If You’re Over 40, Chances are You Have Presbyopia
- Posted on: Aug 15 2019
With age may comes certain perks — wisdom, experience, discounts on some stuff. But with it comes an assortment of unwanted issues with your body: wrinkles, joint pain, age spots, even cataracts.
And, for most people when they pass the big 40th birthday, usually presbyopia.
Presbyopia is a natural consequence of the aging of your eyes. Presbyopia is not a disease; it is the loss of the eye’s ability to change its focus in able to see objects that are near. You can’t run as fast as you did when you were 20. Now you can’t see as well. It generally starts to appear at the age of 40 in most people.
When young, the lenses in your eyes are soft and flexible. They change shape easily, which is how you focus on objects both up close and far away. But, after you turn 40, those same lenses become less flexible, more rigid (your children would say, “Like your viewpoints!”).

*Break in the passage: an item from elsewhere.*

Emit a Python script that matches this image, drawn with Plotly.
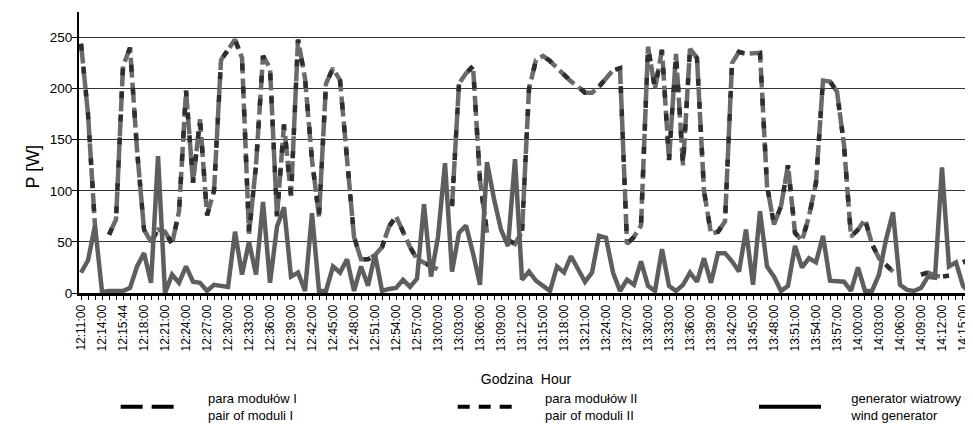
import plotly.graph_objects as go

# ---------------- data ----------------
tick_labels = [
    "12:11:00", "12:14:00", "12:15:44", "12:18:00", "12:21:00", "12:24:00", "12:27:00",
    "12:30:00", "12:33:00", "12:36:00", "12:39:00", "12:42:00", "12:45:00", "12:48:00",
    "12:51:00", "12:54:00", "12:57:00", "13:00:00", "13:03:00", "13:06:00", "13:09:00",
    "13:12:00", "13:15:00", "13:18:00", "13:21:00", "13:24:00", "13:27:00", "13:30:00",
    "13:33:00", "13:36:00", "13:39:00", "13:42:00", "13:45:00", "13:48:00", "13:51:00",
    "13:54:00", "13:57:00", "14:00:00", "14:03:00", "14:06:00", "14:09:00", "14:12:00",
    "14:15:00",
]

moduly_I = [
    244, 175, 65, None, 57, 72, 222, 240, 140, 62, 50, 62, 60, 48, 80, 198, 108, 170, 76, 100,
    228, 238, 248, 230, 58, 125, 232, 220, 75, 165, 95, 248, 210, 130, 75, 205, 220, 208, 130, 55,
    33, 33, 37, 45, 65, 75, 60, 45, 33, 30, 26, 23, None, 85, 205, 215, 222, 110, 59, None,
    None, 52, 48, 60, 200, 228, 232, 227, 220, 213, 207, 202, 196, 196, 202, 210, 218, 220, 48, 55,
    66, 241, 200, 238, 130, 234, 125, 239, 230, 100, 58, 60, 70, 225, 236, 234, 234, 235, 105, 67,
    85, 125, 59, 51, 75, 108, 208, 207, 197, 145, 55, 62, 72, 48, 34, 27, 21, None, None, None,
    18, 20, 17, 16, 17, None, 30, 33,
]

moduly_II = [
    244, 175, 65, None, 57, 72, 222, 240, 140, 62, 50, 62, 60, 48, 80, 198, 108, 170, 76, 100,
    228, 238, 248, 230, 58, 125, 232, 220, 75, 165, 95, 248, 210, 130, 75, 205, 220, 208, 130, 55,
    33, 33, 37, 45, 65, 75, 60, 45, 33, 30, 26, 23, None, 85, 205, 215, 222, 110, 59, None,
    None, 52, 48, 60, 200, 228, 232, 227, 220, 213, 207, 202, 196, 196, 202, 210, 218, 220, 48, 55,
    66, 241, 200, 238, 130, 234, 125, 239, 230, 100, 58, 60, 70, 225, 236, 234, 234, 235, 105, 67,
    85, 125, 59, 51, 75, 108, 208, 207, 197, 145, 55, 62, 72, 48, 34, 27, 21, None, None, None,
    18, 20, 17, 16, 17, None, 30, 33,
]

wiatr = [
    20, 32, 66, 1, 2, 2, 2, 5, 26, 39, 10, 134, 0, 18, 10, 26, 11, 10, 2, 8,
    7, 6, 60, 18, 50, 18, 89, 10, 65, 84, 16, 20, 2, 78, 2, 2, 26, 20, 33, 2,
    26, 7, 38, 2, 4, 5, 13, 6, 14, 87, 16, 55, 127, 21, 59, 66, 39, 8, 128, 92,
    62, 46, 131, 13, 21, 12, 7, 2, 26, 20, 36, 23, 11, 20, 56, 54, 20, 2, 13, 8,
    31, 7, 2, 43, 7, 2, 8, 20, 11, 34, 10, 39, 39, 31, 21, 62, 8, 80, 26, 16,
    2, 7, 46, 25, 34, 30, 56, 12, 11, 11, 2, 25, 2, 2, 18, 52, 79, 8, 3, 2,
    5, 16, 15, 123, 26, 30, 7, 0,
]

PAD = "\u00a0" * 7
names = [
    PAD + "para modułów I<br>" + PAD + "pair of moduli I",
    PAD + "para modułów II<br>" + PAD + "pair of moduli II",
    PAD + "generator wiatrowy<br>" + PAD + "wind generator",
]

x_idx = list(range(len(wiatr)))
tickvals = x_idx
ticktext = [tick_labels[j // 3] if j % 3 == 0 and j // 3 < len(tick_labels) else "" for j in x_idx]

FONT = "Liberation Sans, Arial, sans-serif"

fig = go.Figure()

fig.add_trace(go.Scatter(x=x_idx, y=moduly_I, mode="lines", showlegend=False,
                         line=dict(color="#6a6a6a", width=4.5, dash="20px,5px")))
fig.add_trace(go.Scatter(x=x_idx, y=moduly_II, mode="lines", showlegend=False,
                         line=dict(color="#2e2e2e", width=4.5, dash="7px,16px")))
fig.add_trace(go.Scatter(x=x_idx, y=wiatr, mode="lines", showlegend=False,
                         line=dict(color="#5e5e5e", width=4.5)))

# legend entries (black samples as in the original key)
fig.add_trace(go.Scatter(x=[None], y=[None], mode="lines", name=names[0], legend="legend",
                         line=dict(color="black", width=4, dash="22px,9px")))
fig.add_trace(go.Scatter(x=[None], y=[None], mode="lines", name=names[1], legend="legend2",
                         line=dict(color="black", width=4, dash="12px,9px")))
fig.add_trace(go.Scatter(x=[None], y=[None], mode="lines", name=names[2], legend="legend3",
                         line=dict(color="black", width=4)))

leg_common = dict(orientation="h", yanchor="middle", xanchor="left", y=-0.405,
                  font=dict(family=FONT, size=13, color="black"),
                  bgcolor="rgba(0,0,0,0)", borderwidth=0)

# the page body adds an 8px offset, so the figure is drawn 8px smaller on each side
fig.update_layout(
    width=965, height=431,
    margin=dict(l=71, r=0, t=4, b=146, autoexpand=False),
    paper_bgcolor="white", plot_bgcolor="white",
    font=dict(family=FONT, color="black"),
    legend=dict(x=0.041, itemwidth=57, **leg_common),
    legend2=dict(x=0.418, itemwidth=57, **leg_common),
    legend3=dict(x=0.755, itemwidth=62, **leg_common),
    annotations=[dict(text="P [W]", xref="paper", yref="paper", x=0, y=0.45,
                      xanchor="center", yanchor="middle",
                      xshift=-46, textangle=-90, showarrow=False,
                      font=dict(family=FONT, size=18, color="black"))],
)

fig.update_xaxes(
    range=[-0.29, 127.43], tickmode="array", tickvals=tickvals, ticktext=ticktext,
    tickangle=-90, ticks="outside", ticklen=4, tickwidth=1, tickcolor="black",
    tickfont=dict(family=FONT, size=12, color="black"),
    showline=True, linecolor="black", linewidth=3, showgrid=False, zeroline=False,
    title=dict(text="Godzina  Hour", standoff=24, font=dict(family=FONT, size=14, color="black")),
)
fig.update_yaxes(
    range=[0, 275], tickvals=[0, 50, 100, 150, 200, 250], ticks="outside", ticklen=5,
    tickcolor="black", tickfont=dict(family=FONT, size=13.5, color="black"),
    ticklabelstandoff=-3,
    showline=True, linecolor="black", linewidth=2, showgrid=True, gridcolor="#333333",
    gridwidth=1, zeroline=False,
)

fig.write_html("out.html")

They can’t change shape as easily as they did in your younger days, so it becomes much more difficult to see things at close range, such as when reading. Just about everyone develops presbyopia.
Presbyopia is often confused with farsightedness (hyperopia), but the two are different conditions. When the lens of the eye loses flexibility with age, that is presbyopia. When the natural shape of the eyeball (the eye is shorter than normal or has a cornea that is too flat) causes light rays to bend incorrectly once they enter the eye, that’s hyperopia. The results of the two conditions are similar — inability to see up close without correction — but hyperopia can be present at birth, while presbyopia is caused by age. Plus, hyperopia often has genetic tendencies, while presbyopia is common throughout the population.
If you’re over 40 you already know the symptoms. When reading a menu, you need to hold it away at arm’s length. If you do close work, such as reading or computer work, you get headaches or eyestrain.
Presbyopia cannot be cured, but it can be easily corrected. Most people simply opt for standard drugstore reading glasses, having a few pairs around the house wherever they may need to do some reading. You can also opt for bifocals, even conductive keratoplasty.
Newer intraocular lenses, called multifocal IOLs, can correct for presbyopia in addition to replacing the cataract-clouded natural lens. This can completely remove the need for any type of glasses for many people.
You’re not alone in having trouble adding up your scorecard after a round of golf, unless you have your readers in your golf bag. It’s just presbyopia, and it’s just a part of aging.